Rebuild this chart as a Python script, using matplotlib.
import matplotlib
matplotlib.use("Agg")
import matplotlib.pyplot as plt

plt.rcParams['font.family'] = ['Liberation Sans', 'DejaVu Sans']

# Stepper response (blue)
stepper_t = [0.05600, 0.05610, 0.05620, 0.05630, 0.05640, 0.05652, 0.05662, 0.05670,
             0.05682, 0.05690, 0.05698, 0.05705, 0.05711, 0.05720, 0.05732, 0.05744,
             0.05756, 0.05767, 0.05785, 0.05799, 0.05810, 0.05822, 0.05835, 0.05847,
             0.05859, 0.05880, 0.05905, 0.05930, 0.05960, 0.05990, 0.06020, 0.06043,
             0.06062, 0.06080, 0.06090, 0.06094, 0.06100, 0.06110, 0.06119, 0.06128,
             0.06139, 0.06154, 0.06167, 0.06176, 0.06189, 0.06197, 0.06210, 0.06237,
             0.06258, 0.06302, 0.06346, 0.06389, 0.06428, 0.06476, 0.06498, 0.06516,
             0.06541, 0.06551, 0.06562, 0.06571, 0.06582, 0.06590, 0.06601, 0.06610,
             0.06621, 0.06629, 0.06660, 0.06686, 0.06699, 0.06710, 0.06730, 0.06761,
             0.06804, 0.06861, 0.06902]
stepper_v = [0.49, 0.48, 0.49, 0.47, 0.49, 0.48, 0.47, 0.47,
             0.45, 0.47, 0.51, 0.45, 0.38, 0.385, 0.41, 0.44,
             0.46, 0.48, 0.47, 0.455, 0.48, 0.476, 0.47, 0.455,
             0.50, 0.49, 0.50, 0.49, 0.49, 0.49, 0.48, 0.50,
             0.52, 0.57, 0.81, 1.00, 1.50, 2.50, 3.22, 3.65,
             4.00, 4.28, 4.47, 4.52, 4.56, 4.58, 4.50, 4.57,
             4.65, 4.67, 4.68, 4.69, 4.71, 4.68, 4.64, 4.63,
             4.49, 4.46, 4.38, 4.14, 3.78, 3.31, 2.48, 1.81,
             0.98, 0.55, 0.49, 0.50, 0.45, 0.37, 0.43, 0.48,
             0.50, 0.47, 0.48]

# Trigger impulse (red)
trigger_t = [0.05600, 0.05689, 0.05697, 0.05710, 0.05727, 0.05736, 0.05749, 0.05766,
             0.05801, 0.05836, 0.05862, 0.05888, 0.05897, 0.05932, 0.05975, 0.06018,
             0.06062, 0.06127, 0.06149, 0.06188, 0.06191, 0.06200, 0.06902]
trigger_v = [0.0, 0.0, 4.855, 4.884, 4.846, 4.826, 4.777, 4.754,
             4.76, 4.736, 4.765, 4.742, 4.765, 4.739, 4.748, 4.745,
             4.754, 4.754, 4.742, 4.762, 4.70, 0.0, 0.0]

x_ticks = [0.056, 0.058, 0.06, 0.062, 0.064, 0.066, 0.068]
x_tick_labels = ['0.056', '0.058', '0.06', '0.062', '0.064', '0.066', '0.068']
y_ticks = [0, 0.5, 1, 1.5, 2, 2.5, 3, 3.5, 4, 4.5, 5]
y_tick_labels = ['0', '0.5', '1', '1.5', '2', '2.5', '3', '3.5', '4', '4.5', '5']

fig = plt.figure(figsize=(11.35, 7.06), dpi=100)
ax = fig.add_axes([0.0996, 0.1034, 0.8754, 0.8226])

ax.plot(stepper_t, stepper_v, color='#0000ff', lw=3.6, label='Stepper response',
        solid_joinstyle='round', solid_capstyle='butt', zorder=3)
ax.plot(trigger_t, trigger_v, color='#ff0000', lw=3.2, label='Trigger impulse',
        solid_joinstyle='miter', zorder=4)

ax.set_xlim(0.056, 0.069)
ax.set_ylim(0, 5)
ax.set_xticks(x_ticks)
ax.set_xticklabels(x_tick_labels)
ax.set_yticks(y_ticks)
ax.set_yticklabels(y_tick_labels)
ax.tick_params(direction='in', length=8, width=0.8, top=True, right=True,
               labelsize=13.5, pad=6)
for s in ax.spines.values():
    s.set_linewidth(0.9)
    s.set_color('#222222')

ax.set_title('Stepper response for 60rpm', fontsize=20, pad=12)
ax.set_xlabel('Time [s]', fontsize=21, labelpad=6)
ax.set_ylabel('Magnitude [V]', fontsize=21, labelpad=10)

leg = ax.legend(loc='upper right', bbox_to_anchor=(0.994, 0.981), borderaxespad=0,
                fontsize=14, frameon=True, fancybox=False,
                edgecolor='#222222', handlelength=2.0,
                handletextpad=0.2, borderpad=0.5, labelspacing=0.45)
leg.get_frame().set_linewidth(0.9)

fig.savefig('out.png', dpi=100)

**What is being asked**
Without changing anything, quote the lines from the top of the data to the line that contains "plt.rcParams['font.family'] = ['Liberation", including that line.

**The reply**
Rebuild this chart as a Python script, using matplotlib.
import matplotlib
matplotlib.use("Agg")
import matplotlib.pyplot as plt

plt.rcParams['font.family'] = ['Liberation Sans', 'DejaVu Sans']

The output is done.